Pharmacy shoppers can no longer collect loyalty points on prescription drug purchases after a ban imposed by the College of Pharmacists of B.C.

Pharmacy shoppers can no longer collect loyalty points on prescription drug purchases after a ban imposed by the College of Pharmacists of B.C.

Loyalty point ban hits B.C. pharmacies

Prohibition on drug 'kickbacks' faces court challenge

B.C. pharmacies are now banned from handing out loyalty reward points to customers for prescription drug purchases.

The measure – effective Dec. 2 – is already drawing outrage from shoppers and has sparked a legal challenge from Canada Safeway and Thrifty Foods, both arms of the Sobeys group that offer popular loyalty card points.

The College of Pharmacists of B.C. first proposed a ban in 2012 but shelved it amid strong public opposition.

However, the college’s board re-examined the issue after the provincial election and unanimously approved the ban Sept. 20, arguing loyalty points are a powerful lure that can alter some shoppers’ buying habits and potentially harm their health.

The bylaw prohibits various gifts, rebates, refunds and other incentives, not just loyalty points.

The college says such incentives are inappropriate “kickbacks” to customers.

“After careful consideration, the College still firmly believes that paying patients for prescriptions is unprofessional, unethical and unsafe,” it states on its website.

The college argues some patients may go without their medicine until they can fill a prescription on a loyalty point bonus day.

It also believes patients with third-party insurance who don’t pay out of pocket may keep refilling a prescription after they no longer need it just to collect more points.

The college calls that a drain on limited health care dollars and says drugs not used by the intended patient may be abused by others or diverted to the illegal drug trade.

It says paying customers a kickback undermines pharmacists’ integrity and the credibility of the profession.

“Patients do not expect to receive payments for other health services they receive, and drug therapy should not be the exception to that rule.”

The college hopes a points ban will result in patients choosing a pharmacy or pharmacist on their own merits, not inducements.

Some patients on Canada Safeway’s Facebook page said they may switch to closer pharmacies as a result of the ban on issuing Air Miles points for prescriptions at Safeway.

Victoria senior Randy McEwen said he doubts anyone would delay filling prescriptions for the sake of a bonus.

“Most Canadians are smart enough to make rational decisions,” said McEwen, who uses prescription points to fly his children in from Edmonton. “This ban discriminates against the elderly and the chronically ill.
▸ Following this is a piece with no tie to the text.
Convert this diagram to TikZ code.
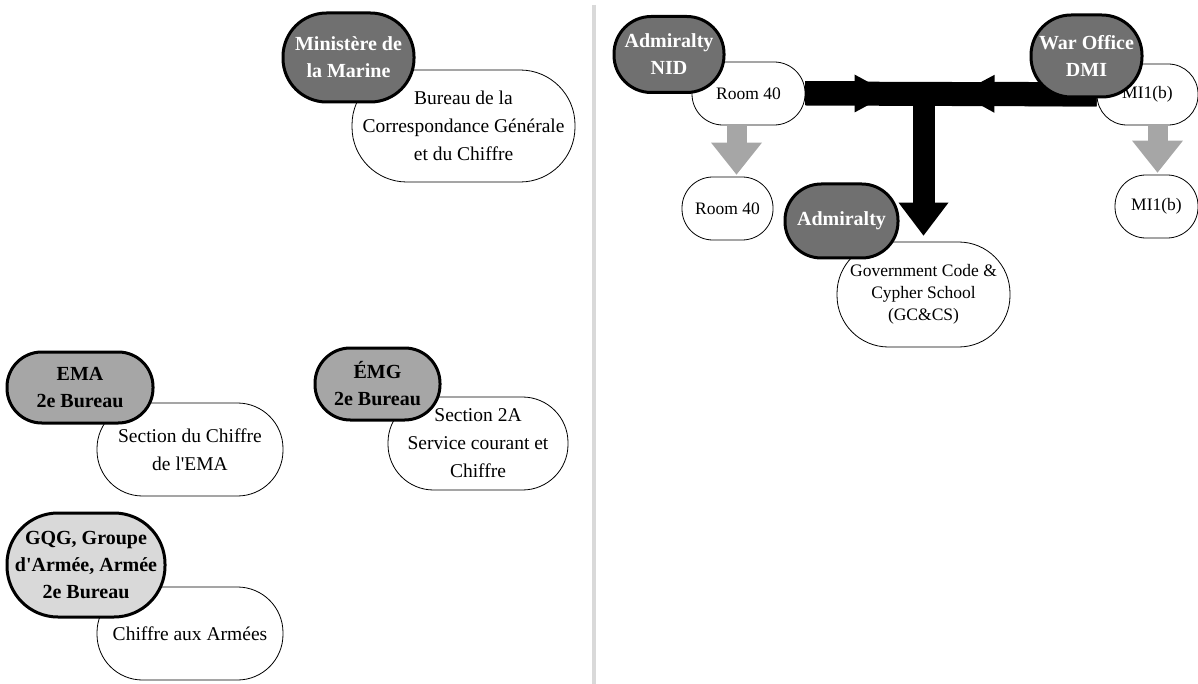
\documentclass[tikz,border=0pt]{standalone}
\usepackage{fontspec}
\setmainfont{Liberation Serif}
\usetikzlibrary{arrows.meta}
\definecolor{darkgrey}{RGB}{112,112,112}
\definecolor{midgrey}{RGB}{166,166,166}
\definecolor{lightgrey}{RGB}{217,217,217}
\definecolor{arrowgrey}{RGB}{166,166,166}
\begin{document}
\begin{tikzpicture}[x=1pt, y=-1pt]
    % Styles
    \tikzstyle{pill}=[minimum height=#1, rounded corners=0.49*#1]
    \tikzstyle{office}=[draw, line width=3pt, fill=darkgrey, text=white, align=center, inner sep=0pt, font=\fontsize{20}{27}\selectfont\bfseries]
    \tikzstyle{branch}=[office, fill=midgrey, text=black]
    \tikzstyle{command}=[office, fill=lightgrey, text=black]
    \tikzstyle{unit}=[draw, line width=0.8pt, fill=white, align=center, inner sep=0pt, font=\fontsize{19.5}{28}\selectfont]
    \tikzstyle{room}=[unit, font=\fontsize{17.5}{22}\selectfont]
    \tikzstyle{trunk}=[line width=24pt, black]
    \tikzstyle{feed}=[trunk, -{Triangle[length=35pt, width=38pt, line width=0pt]}]
    \tikzstyle{merge}=[line width=22pt, black, -{Triangle[length=33pt, width=50pt, line width=0pt]}]
    \tikzstyle{lineage}=[line width=20pt, arrowgrey, -{Triangle[length=32pt, width=51pt, line width=0pt]}]
    \tikzstyle{divider}=[line width=4pt, lightgrey]

    \useasboundingbox (0,0) rectangle (1198,684);

    % France
    \node[unit, minimum width=223, pill=112] (bcg) at (463.5,126) {Bureau de la\\Correspondance Générale\\et du Chiffre};
    \node[office, minimum width=131, pill=89] (ministere) at (348.5,57.5) {Ministère de\\la Marine};

    \node[unit, minimum width=186, pill=93] (secema) at (190,449.5) {Section du Chiffre\\de l\textquotesingle EMA};
    \node[branch, minimum width=146, pill=71] (ema) at (80,387.5) {EMA\\2e Bureau};

    \node[unit, minimum width=180, pill=93] (sec2a) at (478,443.5) {Section 2A\\Service courant et\\Chiffre};
    \node[branch, minimum width=125, pill=72] (emg) at (377.5,384) {ÉMG\\2e Bureau};

    \node[unit, minimum width=186, pill=93] (armees) at (190,633.5) {Chiffre aux Armées};
    \node[command, minimum width=158, pill=104] (gqg) at (86,565) {GQG, Groupe\\d\textquotesingle Armée, Armée\\2e Bureau};

    % Separazione
    \draw[divider] (594,5) -- (594,684);

    % Britain
    \node[room, minimum width=113, pill=63] (room40a) at (748.5,93.5) {Room 40};
    \node[office, minimum width=110, pill=76] (nid) at (669,54.5) {Admiralty\\NID};
    \node[room, minimum width=91, pill=63] (room40b) at (727.5,208.5) {Room 40};

    \node[room, minimum width=101, pill=61] (mi1a) at (1147.5,94.5) {MI1(b)};
    \node[room, minimum width=83, pill=63] (mi1b) at (1156.5,206.5) {MI1(b)};

    \node[room, minimum width=173, pill=105] (gccs) at (923.5,294.5) {Government Code \&\\Cypher School\\(GC\&CS)};
    \node[office, minimum width=113, pill=74] (admiralty) at (841.5,221) {Admiralty};

    % Merger arrows
    \coordinate (hub) at (gccs.north |- room40a.east);
    \draw[trunk] (room40a.east) -- (mi1a.west);
    \draw[feed] (room40a.east) -- ([xshift=-34]hub);
    \draw[feed] (mi1a.west) -- ([xshift=36]hub);
    \draw[merge] (hub) -- ([yshift=6pt]gccs.north);

    \draw[lineage] ([xshift=-12]room40a.south) -- ([xshift=9, yshift=2pt]room40b.north);
    \draw[lineage] ([xshift=10]mi1a.south) -- ([xshift=1, yshift=2pt]mi1b.north);

    % War Office over the bar
    \node[office, minimum width=111, pill=82] (waroffice) at (1086.5,56) {War Office\\DMI};
\end{tikzpicture}
\end{document}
Why would you let me collect points on gas or banking but not on prescription drugs?”

Canada Safeway and Thrifty Foods are slated to be in court next week seeking an injunction.

They argue the incentives ban mainly targets larger chains and unfairly props up smaller independent pharmacies.

“There is no evidence that incentives pose a risk to patient care or safety, or that they undermine the ethical conduct of pharmacists,” said the Sobeys petition in B.C. Supreme Court.

Exempted from the ban are free or discounted parking or delivery services, and payment by credit or debit cards that generate loyalty benefits.

Similar reforms have been enacted in Ontario and Quebec. B.C. has banned point awards on Pharmacare-covered prescriptions since 2011.